Russia claims Sputnik V COVID-19 vaccine is 92 percent effective
|Sputnik V vaccine (Photo: Reuters)|
As reported by Medical Express, the calculations were based on results from 16,000 individuals who received both doses of the vaccine, Russia's health ministry, the state-run Gamaleya research centre and the Russian Direct Investment Fund (RDIF) said in a statement.
"The Sputnik V vaccine had an efficacy rate of 92 percent after the second dose," the statement said, after 20 of the volunteers—some of whom were given the placebo—tested positive for coronavirus.
The adenovirus vector-based vaccine uses modified viruses of the regular flu.
Some of those vaccinated experienced "pain at the injection site, flu-like syndrome including fever, weakness, fatigue and headache," the statement said.
“I assume there was political pressure after the press release from Pfizer and BioNTech earlier in the week to now draw level with their own data,” said Bodo Plachter, deputy director of the Institute of Virology at the Mainz University. “What is missing for now is an analysis of statistical significance.”
To confirm the efficacy rate of its vaccine, Pfizer said it would continue its trial until there were 164 COVID-19 cases.
Alexander Gintsburg, director of the Gamaleya Institute which developed the vaccine, said the interim results demonstrated that Sputnik V was effective and mass vaccinations would be rolled out in Russia in the coming weeks.
In later comments, aired by Rossiya-24 state TV channel, he said at least 1.5 million people in Russia were expected to receive the shot by the end of the year.

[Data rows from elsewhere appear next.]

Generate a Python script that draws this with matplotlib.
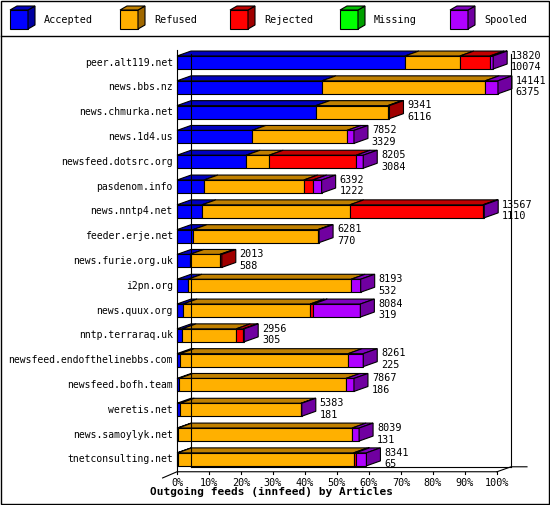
import matplotlib.pyplot as plt
from matplotlib.patches import Polygon, Rectangle

hosts = ["peer.alt119.net", "news.bbs.nz", "news.chmurka.net", "news.1d4.us",
         "newsfeed.dotsrc.org", "pasdenom.info", "news.nntp4.net", "feeder.erje.net",
         "news.furie.org.uk", "i2pn.org", "news.quux.org", "nntp.terraraq.uk",
         "newsfeed.endofthelinebbs.com", "newsfeed.bofh.team", "weretis.net",
         "news.samoylyk.net", "tnetconsulting.net"]
offered = [13820, 14141, 9341, 7852, 8205, 6392, 13567, 6281, 2013, 8193, 8084,
           2956, 8261, 7867, 5383, 8039, 8341]
accepted_n = [10074, 6375, 6116, 3329, 3084, 1222, 1110, 770, 588, 532, 319,
              305, 225, 186, 181, 131, 65]
# percentages per row: accepted, refused, rejected, missing, spooled
accepted = [71.2, 45.3, 43.4, 23.4, 21.6, 8.4, 7.8, 5.0, 4.0, 3.4, 1.9, 1.6, 1.0, 0.6, 1.0, 0.3, 0.2]
refused = [17.2, 51.0, 22.5, 29.7, 7.2, 31.2, 46.2, 39.0, 9.4, 51.0, 39.7, 16.9, 52.5, 52.2, 37.8, 54.4, 55.0]
rejected = [9.4, 0.0, 0.5, 0.0, 27.2, 2.8, 41.6, 0.0, 0.6, 0.0, 1.0, 2.2, 0.0, 0.0, 0.0, 0.0, 0.6]
missing = [0.0] * 17
spooled = [1.0, 4.0, 0.0, 2.2, 2.2, 2.8, 0.4, 0.4, 0.0, 3.0, 14.7, 0.3, 4.7, 2.5, 0.2, 2.2, 3.4]

series = [accepted, refused, rejected, missing, spooled]
names = ["Accepted", "Refused", "Rejected", "Missing", "Spooled"]
front = ["#0000ff", "#ffb000", "#ff0000", "#00ff00", "#b000ff"]
top = ["#0000c0", "#c08000", "#c00000", "#00c000", "#8000c0"]
side = ["#0000a0", "#a06800", "#a00000", "#00a000", "#7000a0"]

fig = plt.figure(figsize=(5.5, 5.05), dpi=100)
W, H = 550, 505
ax = fig.add_axes([177 / W, 1 - 472 / H, 320 / W, 422 / H])
ax.set_xlim(0, 100)
ax.set_ylim(16.51, -0.504)
ax.axis("off")

dx, dy, hh = 4.375, -0.2, 0.262
kw = dict(edgecolor="black", linewidth=0.8, clip_on=False)
mono = "DejaVu Sans Mono"

# back wall and floor
ax.plot([dx, dx], [-0.35, 16.3], color="black", lw=0.8, clip_on=False)
ax.plot([100 + dx, 100 + dx], [-0.35, 16.3], color="black", lw=0.8, clip_on=False)
ax.plot([0, 0], [-0.504, 16.5], color="black", lw=0.8, clip_on=False)
ax.plot([-4.5, 0, 100], [16.75, 16.5, 16.5], color="black", lw=0.8, clip_on=False)
ax.plot([100, 100 + dx, dx + 105], [16.5, 16.3, 16.3], color="black", lw=0.8, clip_on=False)
ax.plot([dx, 100 + dx], [16.3, 16.3], color="black", lw=0.8, clip_on=False)
for t in range(0, 101, 10):
    ax.plot([t, t], [16.5, 16.6], color="black", lw=0.8, clip_on=False)
    ax.text(t, 16.95, f"{t}%", ha="center", va="center", fontsize=7.3, family=mono)

for i, h in enumerate(hosts):
    x0 = 0.0
    last = 0
    for k, s in enumerate(series):
        v = s[i]
        if v <= 0:
            continue
        x1 = x0 + v
        ax.add_patch(Polygon([(x0, i - hh), (x0 + dx, i - hh + dy), (x1 + dx, i - hh + dy), (x1, i - hh)],
                             facecolor=top[k], **kw))
        ax.add_patch(Rectangle((x0, i - hh), v, 2 * hh, facecolor=front[k], **kw))
        x0 = x1
        last = k
    ax.add_patch(Polygon([(x0, i - hh), (x0 + dx, i - hh + dy), (x0 + dx, i + hh + dy), (x0, i + hh)],
                         facecolor=side[last], **kw))
    ax.text(-1.3, i, h, ha="right", va="center", fontsize=7.0, family=mono)
    ax.text(x0 + dx + 1.2, i - 0.27, str(offered[i]), ha="left", va="center", fontsize=7.3, family=mono)
    ax.text(x0 + dx + 1.2, i + 0.2, str(accepted_n[i]), ha="left", va="center", fontsize=7.3, family=mono)

# frame and legend in figure pixels
fax = fig.add_axes([0, 0, 1, 1], zorder=-1)
fax.set_xlim(0, W)
fax.set_ylim(H, 0)
fax.axis("off")
fax.add_patch(Rectangle((1, 1), W - 2, H - 2, fill=False, edgecolor="black", lw=1))
fax.plot([1, W - 1], [36, 36], color="black", lw=1)
for k, n in enumerate(names):
    lx = 10 + k * 110
    fax.add_patch(Rectangle((lx, 10), 18, 19, facecolor=front[k], edgecolor="black", lw=0.8))
    fax.add_patch(Polygon([(lx + 18, 10), (lx + 25, 6), (lx + 25, 25), (lx + 18, 29)],
                          facecolor=side[k], edgecolor="black", lw=0.8))
    fax.add_patch(Polygon([(lx, 10), (lx + 7, 6), (lx + 25, 6), (lx + 18, 10)],
                          facecolor=top[k], edgecolor="black", lw=0.8))
    fax.text(lx + 34, 20, n, ha="left", va="center", fontsize=7.3, family=mono)
fax.text(272, 492, "Outgoing feeds (innfeed) by Articles", ha="center", va="center",
         fontsize=8, fontweight="bold", family=mono)

fig.savefig("out.png", dpi=100)
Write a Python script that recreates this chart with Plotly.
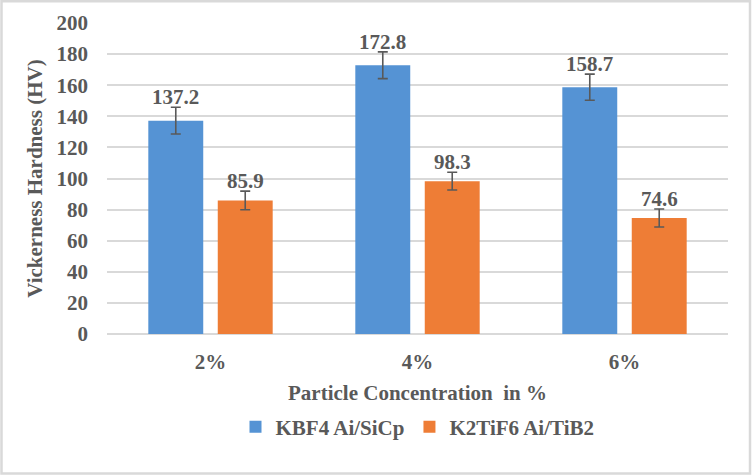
import plotly.graph_objects as go

categories = ["2%", "4%", "6%"]
series_names = ["KBF4 Ai/SiCp", "K2TiF6 Ai/TiB2"]
kbf4_values = [137.2, 172.8, 158.7]
k2tif6_values = [85.9, 98.3, 74.6]
kbf4_errors = [8.6, 8.6, 8.4]
k2tif6_errors = [6.0, 5.7, 5.8]
y_ticks = [0, 20, 40, 60, 80, 100, 120, 140, 160, 180, 200]

FONT = "Times New Roman, Liberation Serif, DejaVu Serif, serif"
GRAY = "#595959"
FS = 21
W, H = 752, 475
ML, MR, MT, MB = 107, 24, 23, 141

fig = go.Figure()
fig.add_trace(go.Bar(
    x=categories, y=kbf4_values, name=f"<b>{series_names[0]}</b>",
    marker=dict(color="#5593d4", line=dict(width=0)),
    error_y=dict(type="data", array=kbf4_errors, color=GRAY, thickness=1.6, width=5),
))
fig.add_trace(go.Bar(
    x=categories, y=k2tif6_values, name=f"<b>{series_names[1]}</b>",
    marker=dict(color="#ee7d36", line=dict(width=0)),
    error_y=dict(type="data", array=k2tif6_errors, color=GRAY, thickness=1.6, width=5),
))

plot_w = W - ML - MR
cat_w = plot_w / len(categories)
bargap = 0.329
bargroupgap = 0.209
slot = cat_w * (1 - bargap) / 2
shift = slot / 2

for vals, errs, sgn in [(kbf4_values, kbf4_errors, -1), (k2tif6_values, k2tif6_errors, 1)]:
    for c, v, e in zip(categories, vals, errs):
        fig.add_annotation(
            x=c, y=v + e, text=f"<b>{v:.1f}</b>", showarrow=False,
            xref="x", yref="y", xshift=sgn * shift, yshift=-4,
            yanchor="bottom", xanchor="center",
            font=dict(family=FONT, size=FS, color=GRAY),
        )

plot_h = H - MT - MB
def px_x(p):
    return (p - ML) / plot_w
def px_y(p):
    return (H - MB - p) / plot_h

fig.add_shape(type="rect", xref="paper", yref="paper",
              x0=px_x(1.5), x1=px_x(750), y0=px_y(473.5), y1=px_y(1.2),
              line=dict(color="#d9d9d9", width=2.5), fillcolor="rgba(0,0,0,0)", layer="below")

fig.update_layout(
    width=W, height=H,
    margin=dict(l=ML, r=MR, t=MT, b=MB),
    paper_bgcolor="white", plot_bgcolor="white",
    barmode="group", bargap=bargap, bargroupgap=bargroupgap,
    font=dict(family=FONT, color=GRAY, size=FS),
    showlegend=True,
    legend=dict(orientation="h", x=0.5, xanchor="center", y=px_y(427), yanchor="middle",
                font=dict(family=FONT, size=FS, color=GRAY),
                traceorder="normal", itemwidth=30),
    xaxis=dict(
        type="category", showgrid=False, ticks="", showline=False, zeroline=False,
        tickfont=dict(family=FONT, size=FS, color=GRAY),
        tickvals=categories, ticktext=[f"<b>{c}</b>" for c in categories],
        ticklabelstandoff=13,
        title=dict(text="<b>Particle Concentration  in %</b>", standoff=12,
                   font=dict(family=FONT, size=FS, color=GRAY)),
    ),
    yaxis=dict(
        range=[0, 200], tickvals=y_ticks, ticktext=[f"<b>{t}</b>" for t in y_ticks],
        showgrid=True, gridcolor="#d9d9d9", gridwidth=1.5,
        zeroline=True, zerolinecolor="#d9d9d9", zerolinewidth=1.5,
        showline=False, ticks="",
        tickfont=dict(family=FONT, size=FS, color=GRAY),
        ticklabelstandoff=18,
        title=dict(text="<b>Vickerness Hardness (HV)</b>", standoff=8,
                   font=dict(family=FONT, size=FS, color=GRAY)),
    ),
)

fig.write_html("out.html")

He added that around 40,000 to 45,000 Russians had already been vaccinated.
European stocks and U.S. stock futures extended their gains slightly after Russia’s announcement though the reaction was far more muted than after Pfizer’s results.
About Spunik V vaccine
The Russian drug is named Sputnik V after the Soviet-era satellite that triggered the space race, a nod to the project’s geopolitical importance for Russian President Vladimir Putin, Reuters said.

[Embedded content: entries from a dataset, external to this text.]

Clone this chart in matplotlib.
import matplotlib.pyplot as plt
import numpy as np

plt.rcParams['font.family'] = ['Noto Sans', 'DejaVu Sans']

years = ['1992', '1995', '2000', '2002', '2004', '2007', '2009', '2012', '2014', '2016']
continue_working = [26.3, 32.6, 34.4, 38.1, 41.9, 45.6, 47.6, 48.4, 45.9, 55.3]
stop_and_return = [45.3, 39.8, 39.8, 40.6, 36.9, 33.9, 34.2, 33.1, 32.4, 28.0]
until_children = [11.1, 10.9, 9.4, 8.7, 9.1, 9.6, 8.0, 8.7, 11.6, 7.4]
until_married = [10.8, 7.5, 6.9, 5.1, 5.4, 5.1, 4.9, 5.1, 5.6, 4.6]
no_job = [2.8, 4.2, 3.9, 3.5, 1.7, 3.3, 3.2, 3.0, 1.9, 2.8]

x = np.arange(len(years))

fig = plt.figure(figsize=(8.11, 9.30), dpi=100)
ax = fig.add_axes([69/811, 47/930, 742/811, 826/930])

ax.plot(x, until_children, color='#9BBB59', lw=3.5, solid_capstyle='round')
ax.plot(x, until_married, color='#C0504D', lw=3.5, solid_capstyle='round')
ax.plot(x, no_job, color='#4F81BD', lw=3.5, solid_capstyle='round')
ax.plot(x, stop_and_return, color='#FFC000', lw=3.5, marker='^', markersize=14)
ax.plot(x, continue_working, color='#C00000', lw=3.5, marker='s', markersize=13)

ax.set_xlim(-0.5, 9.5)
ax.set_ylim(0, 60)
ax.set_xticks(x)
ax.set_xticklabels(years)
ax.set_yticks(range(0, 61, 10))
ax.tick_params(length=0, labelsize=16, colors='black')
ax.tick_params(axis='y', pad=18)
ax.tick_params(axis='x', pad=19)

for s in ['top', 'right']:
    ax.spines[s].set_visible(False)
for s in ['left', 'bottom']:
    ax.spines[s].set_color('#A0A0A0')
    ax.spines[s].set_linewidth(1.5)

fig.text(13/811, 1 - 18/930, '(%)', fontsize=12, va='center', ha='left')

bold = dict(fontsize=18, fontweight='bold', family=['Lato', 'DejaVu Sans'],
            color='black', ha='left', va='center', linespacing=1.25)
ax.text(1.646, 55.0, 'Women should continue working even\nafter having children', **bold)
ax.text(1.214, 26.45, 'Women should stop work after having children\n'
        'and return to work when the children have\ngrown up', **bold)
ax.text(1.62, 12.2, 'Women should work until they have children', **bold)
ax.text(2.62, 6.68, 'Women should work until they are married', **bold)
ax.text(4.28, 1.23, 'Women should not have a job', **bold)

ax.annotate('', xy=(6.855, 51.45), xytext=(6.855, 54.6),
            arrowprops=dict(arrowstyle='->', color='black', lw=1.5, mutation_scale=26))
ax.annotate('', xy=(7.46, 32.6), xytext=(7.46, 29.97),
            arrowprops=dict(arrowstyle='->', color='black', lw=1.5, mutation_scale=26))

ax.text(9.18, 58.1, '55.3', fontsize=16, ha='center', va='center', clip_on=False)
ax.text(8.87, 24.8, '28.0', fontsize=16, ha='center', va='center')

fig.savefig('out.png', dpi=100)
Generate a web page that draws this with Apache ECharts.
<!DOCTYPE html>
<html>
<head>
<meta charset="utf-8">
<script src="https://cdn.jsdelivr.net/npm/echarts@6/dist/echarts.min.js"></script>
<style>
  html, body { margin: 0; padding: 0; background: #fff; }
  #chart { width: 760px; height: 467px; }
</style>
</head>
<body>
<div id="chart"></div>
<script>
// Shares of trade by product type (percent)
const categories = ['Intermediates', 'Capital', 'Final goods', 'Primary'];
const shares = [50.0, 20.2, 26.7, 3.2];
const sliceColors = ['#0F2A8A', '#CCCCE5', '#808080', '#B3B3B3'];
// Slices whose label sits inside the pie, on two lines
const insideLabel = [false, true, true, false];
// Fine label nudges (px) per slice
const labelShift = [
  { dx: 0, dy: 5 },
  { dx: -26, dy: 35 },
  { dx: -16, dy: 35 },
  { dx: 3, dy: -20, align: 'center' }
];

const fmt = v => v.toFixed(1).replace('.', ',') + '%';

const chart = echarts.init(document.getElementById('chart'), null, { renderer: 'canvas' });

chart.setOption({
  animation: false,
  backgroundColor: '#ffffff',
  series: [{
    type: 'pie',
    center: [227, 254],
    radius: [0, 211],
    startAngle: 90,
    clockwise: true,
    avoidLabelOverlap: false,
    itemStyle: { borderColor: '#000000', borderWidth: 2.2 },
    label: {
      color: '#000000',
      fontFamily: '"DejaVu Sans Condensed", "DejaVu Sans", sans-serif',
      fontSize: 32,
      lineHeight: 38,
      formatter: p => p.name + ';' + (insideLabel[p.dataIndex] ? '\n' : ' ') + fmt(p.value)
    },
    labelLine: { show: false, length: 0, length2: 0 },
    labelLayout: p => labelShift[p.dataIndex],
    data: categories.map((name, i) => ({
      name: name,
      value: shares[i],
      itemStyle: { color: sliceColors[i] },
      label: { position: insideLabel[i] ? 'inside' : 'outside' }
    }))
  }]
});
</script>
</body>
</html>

Russia registered the vaccine for public use in August, the first country to do so, ahead of the start of the large-scale trial in September.

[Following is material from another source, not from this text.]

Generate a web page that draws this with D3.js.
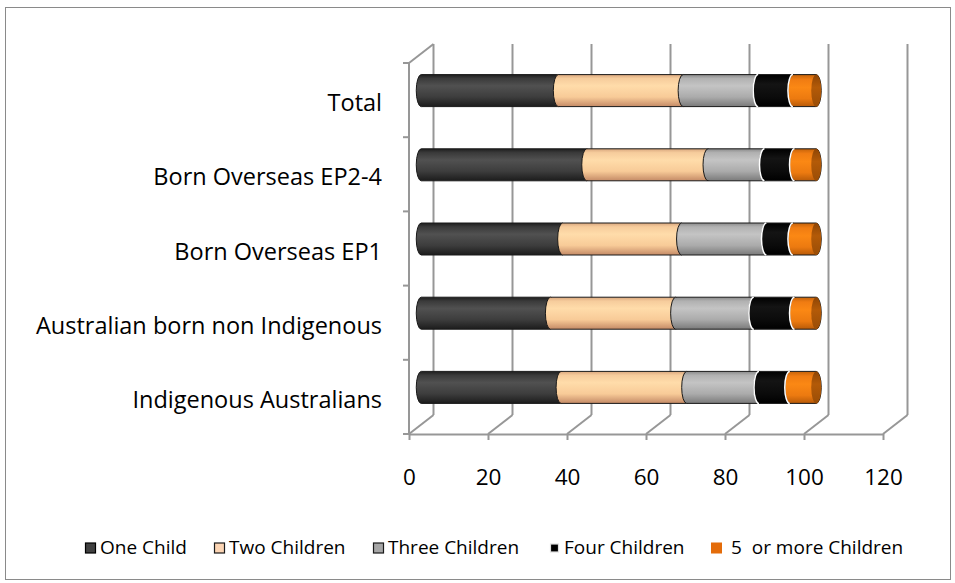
<!DOCTYPE html>
<html>
<head>
<meta charset="utf-8">
<script src="https://cdn.jsdelivr.net/npm/d3@7"></script>
<style>
  html, body { margin: 0; padding: 0; background: #fff; }
  svg { display: block; }
</style>
</head>
<body>
<svg id="chart" width="955" height="583"></svg>
<script>
// Share of mothers by number of children, by birthplace group (per cent)
const categories = [
  "Total",
  "Born Overseas EP2-4",
  "Born Overseas EP1",
  "Australian born non Indigenous",
  "Indigenous Australians"
];
const seriesNames = ["One Child", "Two Children", "Three Children", "Four Children", "5  or more Children"];

// values listed in the same order as categories
const oneChild      = [34.7, 41.9, 35.8, 32.7, 35.4];
const twoChildren   = [31.6, 30.7, 30.1, 31.7, 31.8];
const threeChildren = [19.0, 14.3, 21.5, 19.8, 18.3];
const fourChildren  = [ 8.8,  7.6,  6.7, 10.3,  7.8];
const fivePlus      = [ 5.9,  5.5,  5.9,  5.5,  6.7];

const xTicks = [0, 20, 40, 60, 80, 100, 120];

const seriesValues = [oneChild, twoChildren, threeChildren, fourChildren, fivePlus];

// ---- layout ----
const svg = d3.select("#chart");
const FONT = "'Open Sans', 'DejaVu Sans', sans-serif";
const GRID = "#979797";

const x = d3.scaleLinear().domain([0, 120]).range([409, 883]);
const y = d3.scaleBand().domain(categories).range([63, 434]).padding(0);
const DX = 24.5, DY = -19;          // depth offset of the back wall
const floorY = y.range()[1], topY = y.range()[0];

// outer frame
svg.append("rect")
  .attr("x", 5.5).attr("y", 7.5).attr("width", 945).attr("height", 572)
  .attr("fill", "#fff").attr("stroke", "#8a8a8a").attr("stroke-width", 1);

const frame = svg.append("g").attr("stroke", GRID).attr("stroke-width", 2).attr("fill", "none");

// back wall vertical gridlines and floor diagonals
xTicks.forEach(t => {
  frame.append("line")
    .attr("x1", x(t) + DX).attr("y1", floorY + DY)
    .attr("x2", x(t) + DX).attr("y2", topY + DY);
  frame.append("line")
    .attr("x1", x(t)).attr("y1", floorY)
    .attr("x2", x(t) + DX).attr("y2", floorY + DY);
});

// left side wall: front edge and top diagonal
frame.append("line").attr("x1", x(0)).attr("y1", topY).attr("x2", x(0)).attr("y2", floorY);
frame.append("line").attr("x1", x(0)).attr("y1", topY).attr("x2", x(0) + DX).attr("y2", topY + DY);

// category boundary ticks on the side wall
const bounds = categories.map(c => y(c)).concat([floorY]);
bounds.forEach(b => {
  frame.append("line").attr("x1", x(0) - 6).attr("y1", b).attr("x2", x(0)).attr("y2", b);
});

// value axis along the front edge of the floor
const xAxis = d3.axisBottom(x).tickValues(xTicks).tickSize(6).tickSizeOuter(0).tickPadding(29);
const gx = svg.append("g").attr("transform", `translate(0,${floorY})`).call(xAxis);
gx.select(".domain").attr("stroke", GRID).attr("stroke-width", 2);
gx.selectAll(".tick line").attr("stroke", GRID).attr("stroke-width", 2);
gx.selectAll(".tick text")
  .attr("fill", "#000")
  .style("font-family", FONT)
  .style("font-size", "22.5px");

// category labels
svg.append("g").selectAll("text")
  .data(categories)
  .join("text")
  .attr("x", 382)
  .attr("y", d => y(d) + y.bandwidth() / 2 + 11)
  .attr("text-anchor", "end")
  .style("font-family", FONT)
  .style("font-size", "23.5px")
  .attr("fill", "#000")
  .text(d => d);

// ---- cylinder shading ----
const defs = svg.append("defs");
const shades = [
  { id: "g0", stops: [["0", "#1e1e1e"], ["0.12", "#3a3a3a"], ["0.35", "#515151"], ["0.7", "#3d3d3d"], ["1", "#1c1c1c"]] },
  { id: "g1", stops: [["0", "#d9a77e"], ["0.12", "#f6cc9c"], ["0.35", "#ffdcaa"], ["0.7", "#f8cb98"], ["1", "#c48a66"]] },
  { id: "g2", stops: [["0", "#8a8a8a"], ["0.12", "#b1b1b1"], ["0.35", "#c4c4c4"], ["0.7", "#ababab"], ["1", "#7a7a7a"]] },
  { id: "g3", stops: [["0", "#000"], ["0.3", "#141414"], ["0.7", "#0b0b0b"], ["1", "#000"]] },
  { id: "g4", stops: [["0", "#c4620a"], ["0.15", "#f07c12"], ["0.4", "#fb8814"], ["0.75", "#ec7a10"], ["1", "#b85a08"]] },
  { id: "gcap", stops: [["0", "#8e4505"], ["0.4", "#b35a08"], ["1", "#9a4d06"]] }
];
shades.forEach(s => {
  const g = defs.append("linearGradient").attr("id", s.id)
    .attr("x1", 0).attr("y1", 0).attr("x2", 0).attr("y2", 1);
  s.stops.forEach(([o, c]) => g.append("stop").attr("offset", o).attr("stop-color", c));
});

// bars sit half way into the depth of the plot
const barH = 32, rx = 5, ry = barH / 2;
const bx = v => x(v) + DX / 2;

const stackData = categories.map((c, i) => {
  let acc = 0;
  return seriesValues.map((vals, s) => {
    const v0 = acc; acc += vals[i];
    return { cat: c, s, v0, v1: acc };
  });
});

const bars = svg.append("g");
stackData.forEach(row => {
  const cy = y(row[0].cat) + y.bandwidth() / 2 + DY / 2;
  const top = cy - ry, bot = cy + ry;
  const g = bars.append("g");
  row.forEach(d => {
    const x0 = bx(d.v0), x1 = bx(d.v1);
    g.append("path")
      .attr("d", `M${x0},${top} L${x1},${top} A${rx},${ry} 0 0 1 ${x1},${bot} L${x0},${bot} A${rx},${ry} 0 0 1 ${x0},${top} Z`)
      .attr("fill", `url(#g${d.s})`)
      .attr("stroke", "#1a1a1a")
      .attr("stroke-width", 1);
    if (d.s >= 3) {
      g.append("path")
        .attr("d", `M${x0},${bot} A${rx},${ry} 0 0 1 ${x0},${top}`)
        .attr("fill", "none").attr("stroke", "#fff").attr("stroke-width", 1.5);
    }
  });
  const last = row[row.length - 1];
  g.append("ellipse")
    .attr("cx", bx(last.v1)).attr("cy", cy)
    .attr("rx", rx).attr("ry", ry)
    .attr("fill", "url(#gcap)");
});

// ---- legend ----
const legendX = [85, 214, 373, 549, 711];
const swatch = [
  { fill: "#404040", stroke: "#000", size: 10 },
  { fill: "#fcd5b4", stroke: "#1a1a1a", size: 10 },
  { fill: "#a6a6a6", stroke: "#1a1a1a", size: 10 },
  { fill: "#000", stroke: "#e0e0e0", size: 8 },
  { fill: "#e46c0a", stroke: "none", size: 11 }
];
const legend = svg.append("g");
seriesNames.forEach((name, i) => {
  const sw = swatch[i];
  legend.append("rect")
    .attr("x", legendX[i] + (11 - sw.size) / 2).attr("y", 548 - sw.size / 2)
    .attr("width", sw.size).attr("height", sw.size)
    .attr("fill", sw.fill).attr("stroke", sw.stroke).attr("stroke-width", 1.2);
  legend.append("text")
    .attr("x", legendX[i] + (i === 4 ? 20 : 15)).attr("y", 554)
    .style("font-family", FONT).style("font-size", "19px")
    .style("white-space", "pre")
    .attr("fill", "#000")
    .text(name);
});
</script>
</body>
</html>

So far, it has inoculated 10,000 members of the public considered at high risk of contracting COVID-19 such as doctors and teachers, outside of the trial.
The vaccine is designed to trigger a response from two shots administered 21 days apart, each based on different viral vectors that normally cause the common cold: human adenoviruses Ad5 and Ad26.
|One volunteer infected with Sputnik V vaccine (Photo: Deutsche Welle)|
The Pfizer and BioNTech vaccine uses messenger RNA (mRNA) technology and is designed to trigger an immune response without using pathogens, such as actual virus particles.
Russia is also testing a different vaccine, produced by the Vector Institute in Siberia, and is on the cusp of registering a third, Putin said on Tuesday, adding that all of the country’s vaccines were effective.
RDIF said as of Nov. 11 no serious side effects had been reported during the Sputnik V Phase III trial.
Some volunteers had short-term minor adverse events such as pain at the injection site, flu-like syndrome including fever, weakness, fatigue, and headache, it said.
In late October, the vaccination of new volunteers was temporarily paused due to high demand and a shortage of doses.
Russia’s deputy prime minister said on Wednesday that the Vector Institute vaccine was expected to start post-registration trials on Nov. 15.
She also said that Russia would produce 500,000 doses of Sputnik V in November, lower than a previous forecast of 800,000 doses given by Trade and Industry Minister Denis Manturov.